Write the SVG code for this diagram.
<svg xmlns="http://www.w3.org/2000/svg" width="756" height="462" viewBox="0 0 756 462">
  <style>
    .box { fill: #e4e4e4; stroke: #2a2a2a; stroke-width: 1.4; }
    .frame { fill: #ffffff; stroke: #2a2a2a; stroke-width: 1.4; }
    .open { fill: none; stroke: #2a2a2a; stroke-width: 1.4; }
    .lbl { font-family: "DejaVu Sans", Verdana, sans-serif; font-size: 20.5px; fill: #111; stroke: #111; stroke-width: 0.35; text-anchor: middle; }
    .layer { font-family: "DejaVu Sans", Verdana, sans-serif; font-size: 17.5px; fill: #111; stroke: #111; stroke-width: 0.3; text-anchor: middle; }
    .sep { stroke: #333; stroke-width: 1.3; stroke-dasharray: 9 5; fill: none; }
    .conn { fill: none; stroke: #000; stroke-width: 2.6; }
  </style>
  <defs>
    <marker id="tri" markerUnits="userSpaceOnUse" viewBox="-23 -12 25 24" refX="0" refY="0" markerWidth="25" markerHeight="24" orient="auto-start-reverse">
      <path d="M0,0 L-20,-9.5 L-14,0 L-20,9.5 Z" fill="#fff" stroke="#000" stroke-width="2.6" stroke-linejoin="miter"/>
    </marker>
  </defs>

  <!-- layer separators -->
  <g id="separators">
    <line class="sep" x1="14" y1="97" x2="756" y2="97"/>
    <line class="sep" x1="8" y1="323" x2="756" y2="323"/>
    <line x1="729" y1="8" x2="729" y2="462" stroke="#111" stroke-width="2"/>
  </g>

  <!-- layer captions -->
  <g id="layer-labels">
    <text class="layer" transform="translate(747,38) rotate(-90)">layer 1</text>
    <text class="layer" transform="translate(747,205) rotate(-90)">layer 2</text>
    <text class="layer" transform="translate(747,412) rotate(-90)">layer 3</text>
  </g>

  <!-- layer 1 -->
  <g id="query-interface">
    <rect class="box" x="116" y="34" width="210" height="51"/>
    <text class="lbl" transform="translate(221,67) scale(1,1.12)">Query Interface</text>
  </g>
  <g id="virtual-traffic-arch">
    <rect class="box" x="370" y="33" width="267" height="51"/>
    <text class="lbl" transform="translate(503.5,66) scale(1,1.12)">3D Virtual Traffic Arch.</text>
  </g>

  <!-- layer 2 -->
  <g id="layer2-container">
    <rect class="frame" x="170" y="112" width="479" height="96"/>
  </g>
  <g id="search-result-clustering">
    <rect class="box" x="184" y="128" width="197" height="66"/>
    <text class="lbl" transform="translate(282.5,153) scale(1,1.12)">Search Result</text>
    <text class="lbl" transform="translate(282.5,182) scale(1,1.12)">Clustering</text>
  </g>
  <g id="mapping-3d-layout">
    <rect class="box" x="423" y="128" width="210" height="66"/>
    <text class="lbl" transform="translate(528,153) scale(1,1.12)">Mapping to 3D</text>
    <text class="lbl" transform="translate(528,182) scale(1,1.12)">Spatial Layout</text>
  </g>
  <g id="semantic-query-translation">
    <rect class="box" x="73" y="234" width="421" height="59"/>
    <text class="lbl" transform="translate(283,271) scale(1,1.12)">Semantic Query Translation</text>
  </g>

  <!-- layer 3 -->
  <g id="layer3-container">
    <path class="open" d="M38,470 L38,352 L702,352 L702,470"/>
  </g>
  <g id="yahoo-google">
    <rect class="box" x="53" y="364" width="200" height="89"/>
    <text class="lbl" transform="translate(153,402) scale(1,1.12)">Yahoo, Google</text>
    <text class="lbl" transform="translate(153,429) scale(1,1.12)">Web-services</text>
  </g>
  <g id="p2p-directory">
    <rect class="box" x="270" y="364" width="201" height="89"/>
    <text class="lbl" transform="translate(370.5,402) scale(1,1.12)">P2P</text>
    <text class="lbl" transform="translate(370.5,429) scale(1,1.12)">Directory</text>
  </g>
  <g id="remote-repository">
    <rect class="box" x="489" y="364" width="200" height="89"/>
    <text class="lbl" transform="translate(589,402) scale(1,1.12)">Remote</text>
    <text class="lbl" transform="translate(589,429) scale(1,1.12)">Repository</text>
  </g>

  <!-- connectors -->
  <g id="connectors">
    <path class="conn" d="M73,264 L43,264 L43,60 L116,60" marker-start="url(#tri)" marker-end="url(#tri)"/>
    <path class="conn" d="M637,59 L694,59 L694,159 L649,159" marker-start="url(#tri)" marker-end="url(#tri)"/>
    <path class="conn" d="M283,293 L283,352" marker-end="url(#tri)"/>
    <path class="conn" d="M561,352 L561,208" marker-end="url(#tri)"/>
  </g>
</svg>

_ _ _

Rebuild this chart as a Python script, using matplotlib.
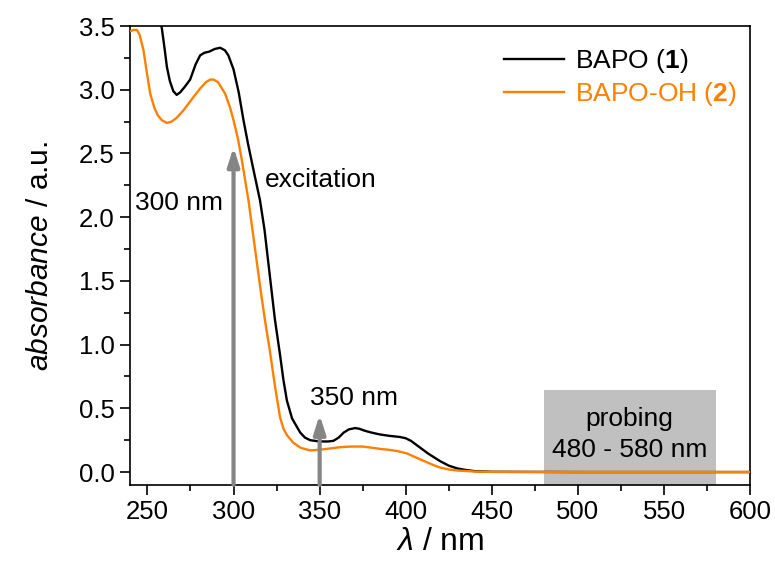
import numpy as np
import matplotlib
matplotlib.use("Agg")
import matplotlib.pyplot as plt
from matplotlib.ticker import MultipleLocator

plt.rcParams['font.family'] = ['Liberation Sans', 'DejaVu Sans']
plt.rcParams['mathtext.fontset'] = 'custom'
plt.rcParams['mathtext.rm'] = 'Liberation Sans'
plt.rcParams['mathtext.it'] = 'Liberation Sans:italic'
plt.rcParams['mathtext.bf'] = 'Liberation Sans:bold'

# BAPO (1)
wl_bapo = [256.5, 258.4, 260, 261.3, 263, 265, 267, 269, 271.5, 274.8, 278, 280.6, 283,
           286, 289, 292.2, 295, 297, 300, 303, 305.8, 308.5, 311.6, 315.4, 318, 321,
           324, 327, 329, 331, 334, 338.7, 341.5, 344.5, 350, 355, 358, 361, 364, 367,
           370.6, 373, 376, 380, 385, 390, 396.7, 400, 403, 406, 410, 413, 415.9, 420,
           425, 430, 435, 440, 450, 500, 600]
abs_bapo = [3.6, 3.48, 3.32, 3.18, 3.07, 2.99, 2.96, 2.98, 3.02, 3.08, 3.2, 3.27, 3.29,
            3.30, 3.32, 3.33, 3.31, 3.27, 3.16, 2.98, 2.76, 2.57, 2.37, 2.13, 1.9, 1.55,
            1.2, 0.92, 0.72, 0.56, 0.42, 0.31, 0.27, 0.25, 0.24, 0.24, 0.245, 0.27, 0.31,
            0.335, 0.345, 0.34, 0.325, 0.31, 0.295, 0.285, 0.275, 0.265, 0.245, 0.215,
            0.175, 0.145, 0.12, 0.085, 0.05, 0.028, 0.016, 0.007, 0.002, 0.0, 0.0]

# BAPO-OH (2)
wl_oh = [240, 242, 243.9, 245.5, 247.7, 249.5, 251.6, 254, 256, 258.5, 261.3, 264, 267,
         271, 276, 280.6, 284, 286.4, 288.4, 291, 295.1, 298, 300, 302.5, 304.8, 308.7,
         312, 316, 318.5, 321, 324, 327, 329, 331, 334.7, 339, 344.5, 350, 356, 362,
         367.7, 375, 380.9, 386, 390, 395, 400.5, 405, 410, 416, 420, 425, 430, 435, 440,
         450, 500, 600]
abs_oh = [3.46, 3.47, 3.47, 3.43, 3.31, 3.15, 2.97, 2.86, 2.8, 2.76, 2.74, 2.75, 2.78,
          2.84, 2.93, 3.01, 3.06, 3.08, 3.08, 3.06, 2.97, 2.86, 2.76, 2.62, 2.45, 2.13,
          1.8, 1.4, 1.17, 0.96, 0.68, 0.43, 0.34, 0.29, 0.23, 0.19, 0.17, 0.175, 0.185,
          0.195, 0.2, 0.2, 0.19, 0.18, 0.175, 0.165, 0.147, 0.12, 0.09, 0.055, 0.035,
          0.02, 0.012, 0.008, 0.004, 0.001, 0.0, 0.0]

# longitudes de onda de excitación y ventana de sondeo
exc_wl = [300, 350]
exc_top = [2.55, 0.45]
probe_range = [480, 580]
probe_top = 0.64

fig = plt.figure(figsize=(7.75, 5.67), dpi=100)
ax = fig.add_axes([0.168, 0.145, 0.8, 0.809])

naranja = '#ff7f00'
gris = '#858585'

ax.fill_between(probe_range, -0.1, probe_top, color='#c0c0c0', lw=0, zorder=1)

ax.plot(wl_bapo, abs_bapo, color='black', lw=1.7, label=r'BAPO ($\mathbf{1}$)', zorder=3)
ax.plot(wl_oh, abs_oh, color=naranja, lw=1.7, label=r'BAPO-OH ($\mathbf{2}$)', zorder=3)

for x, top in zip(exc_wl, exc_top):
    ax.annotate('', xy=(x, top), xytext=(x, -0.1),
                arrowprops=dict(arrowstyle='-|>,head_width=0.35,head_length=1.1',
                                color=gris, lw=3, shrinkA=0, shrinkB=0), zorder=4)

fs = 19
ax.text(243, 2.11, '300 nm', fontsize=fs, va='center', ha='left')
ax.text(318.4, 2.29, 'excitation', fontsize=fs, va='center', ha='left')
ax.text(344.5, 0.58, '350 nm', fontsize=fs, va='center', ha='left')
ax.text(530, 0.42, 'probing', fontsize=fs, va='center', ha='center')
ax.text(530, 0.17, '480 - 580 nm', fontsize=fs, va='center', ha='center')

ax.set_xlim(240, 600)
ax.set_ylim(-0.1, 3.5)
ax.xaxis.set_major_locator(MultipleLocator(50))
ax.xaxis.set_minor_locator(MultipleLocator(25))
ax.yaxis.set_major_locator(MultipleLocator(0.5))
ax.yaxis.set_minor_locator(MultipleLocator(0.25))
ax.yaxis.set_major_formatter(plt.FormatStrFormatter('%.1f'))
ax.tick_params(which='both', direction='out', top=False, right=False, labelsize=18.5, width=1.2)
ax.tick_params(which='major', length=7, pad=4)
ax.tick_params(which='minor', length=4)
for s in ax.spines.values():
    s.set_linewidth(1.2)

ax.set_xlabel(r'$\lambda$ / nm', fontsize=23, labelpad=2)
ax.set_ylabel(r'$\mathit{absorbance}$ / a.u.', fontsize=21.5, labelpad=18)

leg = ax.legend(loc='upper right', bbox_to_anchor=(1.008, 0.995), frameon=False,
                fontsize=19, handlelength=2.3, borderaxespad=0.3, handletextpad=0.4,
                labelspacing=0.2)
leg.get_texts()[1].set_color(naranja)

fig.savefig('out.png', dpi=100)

_ _ _

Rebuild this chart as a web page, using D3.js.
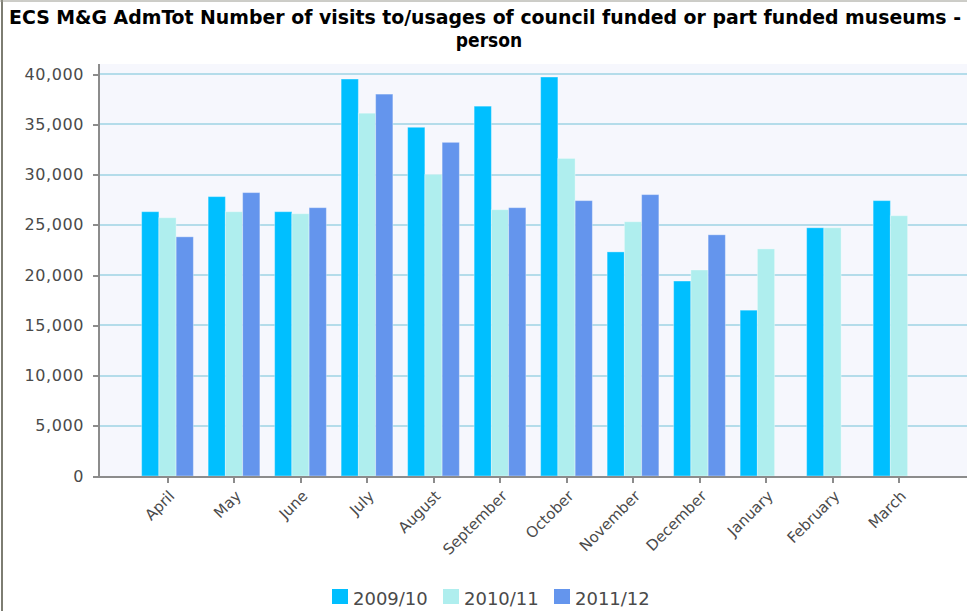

_ _ _

What you will do:
Within the listing above, extract exactly the lines that run from the one containing "Rebuild this chart as a Python" through the one containing "from matplotlib.ticker import MultipleLocator", excluding any pictures.

Answer to this task:
Rebuild this chart as a Python script, using matplotlib.
import numpy as np
import matplotlib
matplotlib.use("Agg")
import matplotlib.pyplot as plt
from matplotlib.ticker import MultipleLocator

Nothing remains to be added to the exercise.